## [WORK TO BE COMPLETED]
Return each line of the data below verbatim; pictures are to be left out.

## [DATASET EXTRACT]
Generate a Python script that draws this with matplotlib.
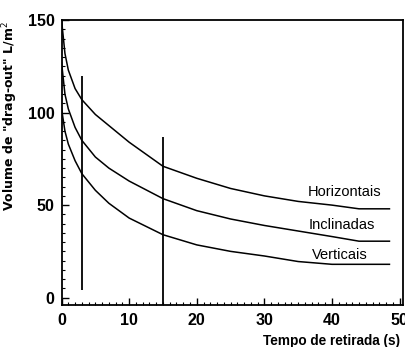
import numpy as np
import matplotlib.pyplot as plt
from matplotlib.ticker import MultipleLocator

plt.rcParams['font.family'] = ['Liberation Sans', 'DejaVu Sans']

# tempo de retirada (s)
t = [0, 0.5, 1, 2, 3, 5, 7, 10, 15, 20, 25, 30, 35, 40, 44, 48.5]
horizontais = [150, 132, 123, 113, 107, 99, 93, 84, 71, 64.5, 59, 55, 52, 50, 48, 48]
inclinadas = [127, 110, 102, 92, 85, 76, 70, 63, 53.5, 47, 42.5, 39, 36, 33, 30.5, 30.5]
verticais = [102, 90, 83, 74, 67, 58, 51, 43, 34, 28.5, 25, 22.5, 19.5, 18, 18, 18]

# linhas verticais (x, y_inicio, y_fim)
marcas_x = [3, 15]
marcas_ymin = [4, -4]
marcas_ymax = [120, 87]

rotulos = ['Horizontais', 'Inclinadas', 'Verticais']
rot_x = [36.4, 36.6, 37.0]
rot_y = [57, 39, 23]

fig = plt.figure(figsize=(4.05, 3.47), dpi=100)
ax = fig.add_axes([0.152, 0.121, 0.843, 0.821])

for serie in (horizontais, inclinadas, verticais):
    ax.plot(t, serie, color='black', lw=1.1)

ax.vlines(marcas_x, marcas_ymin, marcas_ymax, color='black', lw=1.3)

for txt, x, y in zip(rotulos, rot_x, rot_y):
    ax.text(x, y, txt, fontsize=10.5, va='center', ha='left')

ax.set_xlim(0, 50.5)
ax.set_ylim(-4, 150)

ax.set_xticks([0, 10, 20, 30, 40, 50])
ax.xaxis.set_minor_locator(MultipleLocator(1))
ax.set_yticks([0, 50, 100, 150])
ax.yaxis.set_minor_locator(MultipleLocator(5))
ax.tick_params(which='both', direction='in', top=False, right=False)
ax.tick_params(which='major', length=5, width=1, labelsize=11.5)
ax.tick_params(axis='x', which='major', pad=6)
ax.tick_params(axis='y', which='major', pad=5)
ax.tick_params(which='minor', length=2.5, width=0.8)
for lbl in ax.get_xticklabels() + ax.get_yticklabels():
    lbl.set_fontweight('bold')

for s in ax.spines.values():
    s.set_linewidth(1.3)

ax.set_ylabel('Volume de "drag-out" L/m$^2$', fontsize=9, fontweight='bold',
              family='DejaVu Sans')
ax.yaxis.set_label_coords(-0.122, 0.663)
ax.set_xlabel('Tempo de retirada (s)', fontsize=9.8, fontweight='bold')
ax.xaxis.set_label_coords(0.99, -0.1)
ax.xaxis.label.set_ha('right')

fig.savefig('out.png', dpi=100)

## [ANSWER TO THIS PROBLEM]
Generate a Python script that draws this with matplotlib.
import numpy as np
import matplotlib.pyplot as plt
from matplotlib.ticker import MultipleLocator

plt.rcParams['font.family'] = ['Liberation Sans', 'DejaVu Sans']

# tempo de retirada (s)
t = [0, 0.5, 1, 2, 3, 5, 7, 10, 15, 20, 25, 30, 35, 40, 44, 48.5]
horizontais = [150, 132, 123, 113, 107, 99, 93, 84, 71, 64.5, 59, 55, 52, 50, 48, 48]
inclinadas = [127, 110, 102, 92, 85, 76, 70, 63, 53.5, 47, 42.5, 39, 36, 33, 30.5, 30.5]
verticais = [102, 90, 83, 74, 67, 58, 51, 43, 34, 28.5, 25, 22.5, 19.5, 18, 18, 18]

# linhas verticais (x, y_inicio, y_fim)
marcas_x = [3, 15]
marcas_ymin = [4, -4]
marcas_ymax = [120, 87]

rotulos = ['Horizontais', 'Inclinadas', 'Verticais']
rot_x = [36.4, 36.6, 37.0]
rot_y = [57, 39, 23]

fig = plt.figure(figsize=(4.05, 3.47), dpi=100)
ax = fig.add_axes([0.152, 0.121, 0.843, 0.821])

for serie in (horizontais, inclinadas, verticais):
    ax.plot(t, serie, color='black', lw=1.1)

ax.vlines(marcas_x, marcas_ymin, marcas_ymax, color='black', lw=1.3)

for txt, x, y in zip(rotulos, rot_x, rot_y):
    ax.text(x, y, txt, fontsize=10.5, va='center', ha='left')

ax.set_xlim(0, 50.5)
ax.set_ylim(-4, 150)

ax.set_xticks([0, 10, 20, 30, 40, 50])
ax.xaxis.set_minor_locator(MultipleLocator(1))
ax.set_yticks([0, 50, 100, 150])
ax.yaxis.set_minor_locator(MultipleLocator(5))
ax.tick_params(which='both', direction='in', top=False, right=False)
ax.tick_params(which='major', length=5, width=1, labelsize=11.5)
ax.tick_params(axis='x', which='major', pad=6)
ax.tick_params(axis='y', which='major', pad=5)
ax.tick_params(which='minor', length=2.5, width=0.8)
for lbl in ax.get_xticklabels() + ax.get_yticklabels():
    lbl.set_fontweight('bold')

for s in ax.spines.values():
    s.set_linewidth(1.3)

ax.set_ylabel('Volume de "drag-out" L/m$^2$', fontsize=9, fontweight='bold',
              family='DejaVu Sans')
ax.yaxis.set_label_coords(-0.122, 0.663)
ax.set_xlabel('Tempo de retirada (s)', fontsize=9.8, fontweight='bold')
ax.xaxis.set_label_coords(0.99, -0.1)
ax.xaxis.label.set_ha('right')

fig.savefig('out.png', dpi=100)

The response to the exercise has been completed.